In her recent letter, defeated Carleton University Students’ Association (CUSA) council candidate Ruty Skvirsky does her best to explain why membership in the Canadian Federation of Students (CFS) is worth hundreds of thousands of students’ dollars every year.

But for several reasons, even her best argument in favour of CFS membership isn’t good enough. They’re the same reasons why numerous student unions, from Vancouver right over to Guelph, have voted to leave the CFS in recent years.

Die-hard fans of the CFS may get a kick out of wearing the edgy “F*$% Tuition Fees” T-shirts with the raised middle finger, but most students would feel stupid in them. The total, self-indulgent ineffectiveness of every CFS anti-tuition campaign is reflected in steadily declining student attendance at annual “Drop Fees” rallies (which now resemble a modest drum circle more than a rally).

Even more discouraging is the simple fact that tuition has not fallen, or even just matched inflation, a single time since the CFS was founded. That’s right: not one single time has the CFS achieved its main stated goal.

The biggest problem with the CFS is one of trust. Elected officials don’t seem to trust the CFS — just try and find out the last time CFS leaders traded their middle-finger T-shirts for normal clothes and met with a top-level decision maker.

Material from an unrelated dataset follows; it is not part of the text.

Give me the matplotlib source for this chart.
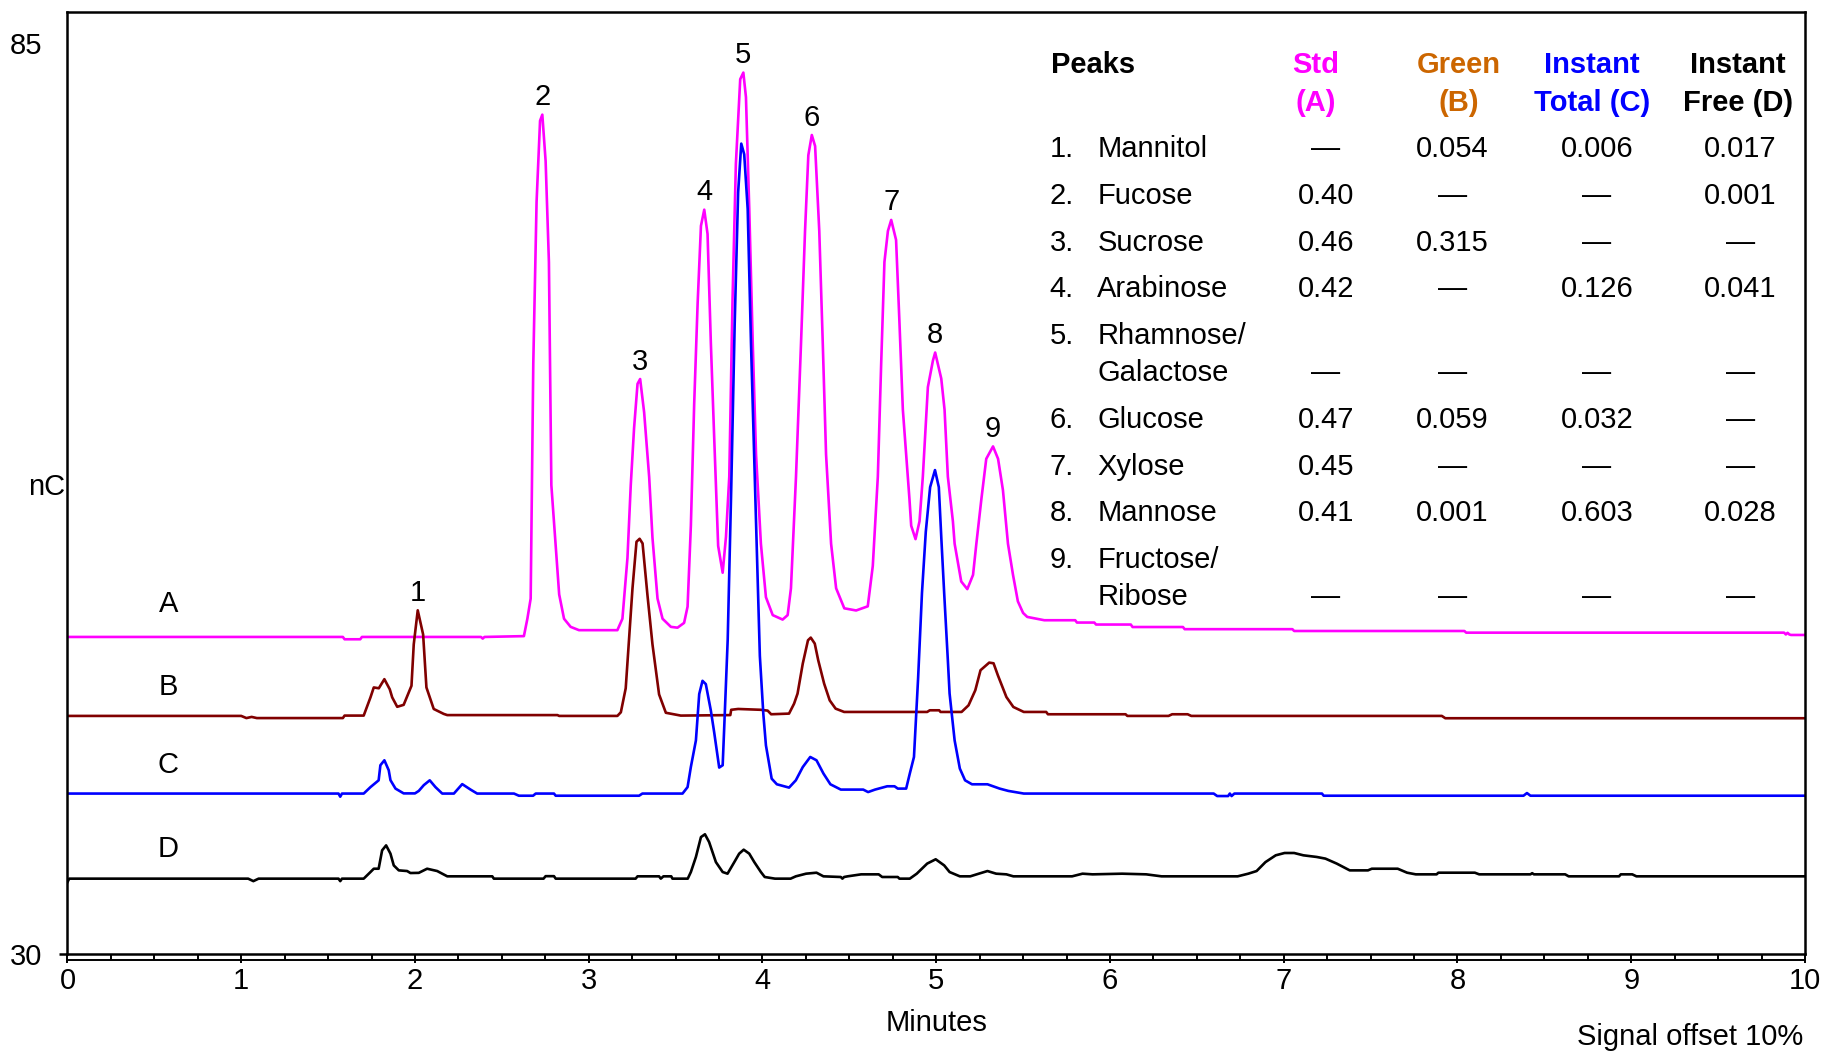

University administrators don’t seem to trust them — a problem that I believe to be at the root of Carleton withholding student fees from CUSA in recent years.

It’s not hard to understand when you consider that CFS meetings are secretive, high-security affairs that exclude ordinary members and all but one handpicked student journalist (as reported in the blog called Eye on the UVSS). Students increasingly don’t seem to trust them either, which is why student unions are slowly but surely defederating one by one.

But don’t take my word for it. Here are a few simple, easy exercises to help you decide if you want to keep paying into the CFS:

Email the national office of the CFS, or any provincial branch, and ask to see their budget.

Ask the CFS if you can attend one of their annual general meetings. Be sure to mention you’re a dues-paying member.

If they won’t let you in, settle for requesting detailed minutes of the last meeting.

Get in touch with your provincial CFS branch and ask them for a list of the politicians they’ve met with in the past year, and what they achieved from that meeting.

Request a breakdown of CFS executives’ annual salaries, and what they do each day to earn them.

Finally, ask the CFS for an account of how much they spend every year to send their people all over the country to interfere in student union elections.

Let me sweeten the deal for you. I’ll buy you a beer if you get a concrete, honest response to one or more of these questions. If you don’t, I hope you’ll agree that CFS membership isn’t worth a dime — let alone hundreds of thousands of dollars.